Records excerpted from a collection
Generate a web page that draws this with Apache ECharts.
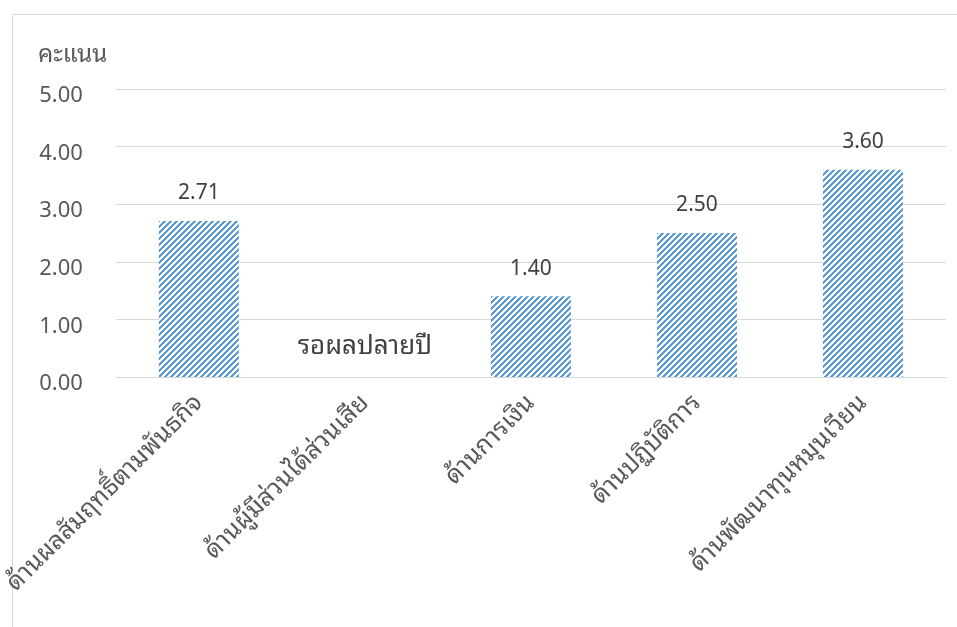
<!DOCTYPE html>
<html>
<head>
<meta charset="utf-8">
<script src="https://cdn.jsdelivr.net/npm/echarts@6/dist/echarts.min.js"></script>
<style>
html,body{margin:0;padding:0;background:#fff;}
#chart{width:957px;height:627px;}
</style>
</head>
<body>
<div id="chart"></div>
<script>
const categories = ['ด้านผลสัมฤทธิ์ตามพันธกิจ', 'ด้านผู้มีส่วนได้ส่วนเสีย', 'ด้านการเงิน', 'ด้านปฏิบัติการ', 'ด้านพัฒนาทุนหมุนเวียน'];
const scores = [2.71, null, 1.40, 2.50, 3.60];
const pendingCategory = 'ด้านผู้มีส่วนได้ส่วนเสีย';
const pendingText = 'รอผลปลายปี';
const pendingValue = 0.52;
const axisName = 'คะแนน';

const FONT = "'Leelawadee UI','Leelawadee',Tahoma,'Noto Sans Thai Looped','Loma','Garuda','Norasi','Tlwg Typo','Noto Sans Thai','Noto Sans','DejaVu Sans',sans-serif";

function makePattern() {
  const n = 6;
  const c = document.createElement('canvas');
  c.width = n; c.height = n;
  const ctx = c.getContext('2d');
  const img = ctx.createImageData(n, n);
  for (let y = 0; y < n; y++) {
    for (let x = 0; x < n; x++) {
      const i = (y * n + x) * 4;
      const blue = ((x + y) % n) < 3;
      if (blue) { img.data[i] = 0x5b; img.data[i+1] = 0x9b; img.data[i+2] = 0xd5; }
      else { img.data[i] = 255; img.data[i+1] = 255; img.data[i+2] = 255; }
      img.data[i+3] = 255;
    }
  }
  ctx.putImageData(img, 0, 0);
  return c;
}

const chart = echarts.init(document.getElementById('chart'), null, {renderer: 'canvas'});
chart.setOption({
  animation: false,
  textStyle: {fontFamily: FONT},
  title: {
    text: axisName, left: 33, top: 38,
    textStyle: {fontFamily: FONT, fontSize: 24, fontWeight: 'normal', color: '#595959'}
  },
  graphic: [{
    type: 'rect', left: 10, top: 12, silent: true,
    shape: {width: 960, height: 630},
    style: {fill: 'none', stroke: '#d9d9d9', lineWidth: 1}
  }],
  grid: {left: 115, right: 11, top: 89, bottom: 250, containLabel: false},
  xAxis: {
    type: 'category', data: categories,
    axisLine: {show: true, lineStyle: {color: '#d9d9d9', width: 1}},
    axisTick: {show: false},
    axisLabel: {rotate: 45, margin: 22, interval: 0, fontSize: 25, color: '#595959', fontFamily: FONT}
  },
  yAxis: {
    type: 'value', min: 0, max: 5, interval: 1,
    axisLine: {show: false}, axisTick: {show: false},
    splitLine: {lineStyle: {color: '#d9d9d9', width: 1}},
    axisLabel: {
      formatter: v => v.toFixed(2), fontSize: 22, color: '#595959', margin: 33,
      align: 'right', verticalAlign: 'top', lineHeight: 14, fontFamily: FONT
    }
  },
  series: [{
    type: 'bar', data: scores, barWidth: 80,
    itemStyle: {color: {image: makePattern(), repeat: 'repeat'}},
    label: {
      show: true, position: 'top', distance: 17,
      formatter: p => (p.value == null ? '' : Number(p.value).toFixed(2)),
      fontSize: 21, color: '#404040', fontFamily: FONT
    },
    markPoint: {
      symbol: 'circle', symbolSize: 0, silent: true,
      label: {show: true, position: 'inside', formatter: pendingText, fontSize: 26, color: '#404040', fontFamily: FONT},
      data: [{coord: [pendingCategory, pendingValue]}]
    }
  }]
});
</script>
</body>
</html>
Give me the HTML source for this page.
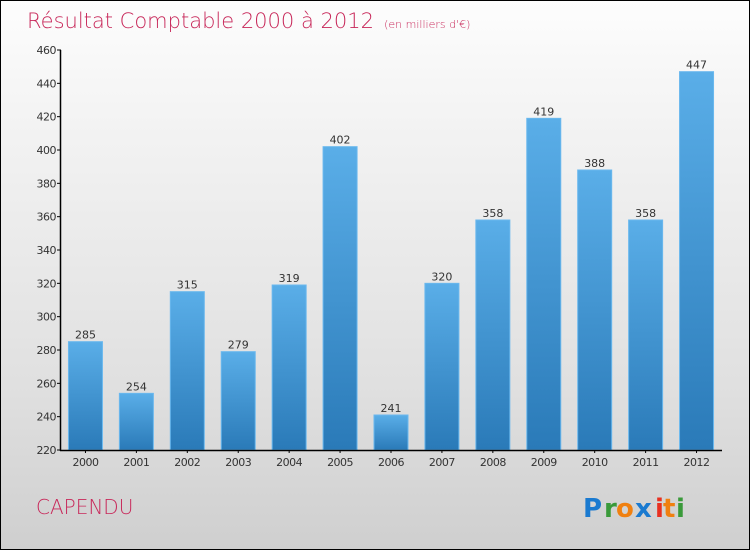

Written task:
Up to and including the line with "UI','Leelawadee',Tahoma,'Noto Sans Thai", copy the data above from its first line. Skip pictures.

Expected output:
Generate a web page that draws this with Apache ECharts.
<!DOCTYPE html>
<html>
<head>
<meta charset="utf-8">
<script src="https://cdn.jsdelivr.net/npm/echarts@6/dist/echarts.min.js"></script>
<style>
html,body{margin:0;padding:0;background:#fff;}
#chart{width:957px;height:627px;}
</style>
</head>
<body>
<div id="chart"></div>
<script>
const categories = ['ด้านผลสัมฤทธิ์ตามพันธกิจ', 'ด้านผู้มีส่วนได้ส่วนเสีย', 'ด้านการเงิน', 'ด้านปฏิบัติการ', 'ด้านพัฒนาทุนหมุนเวียน'];
const scores = [2.71, null, 1.40, 2.50, 3.60];
const pendingCategory = 'ด้านผู้มีส่วนได้ส่วนเสีย';
const pendingText = 'รอผลปลายปี';
const pendingValue = 0.52;
const axisName = 'คะแนน';

const FONT = "'Leelawadee UI','Leelawadee',Tahoma,'Noto Sans Thai Looped','Loma','Garuda','Norasi','Tlwg Typo','Noto Sans Thai','Noto Sans','DejaVu Sans',sans-serif";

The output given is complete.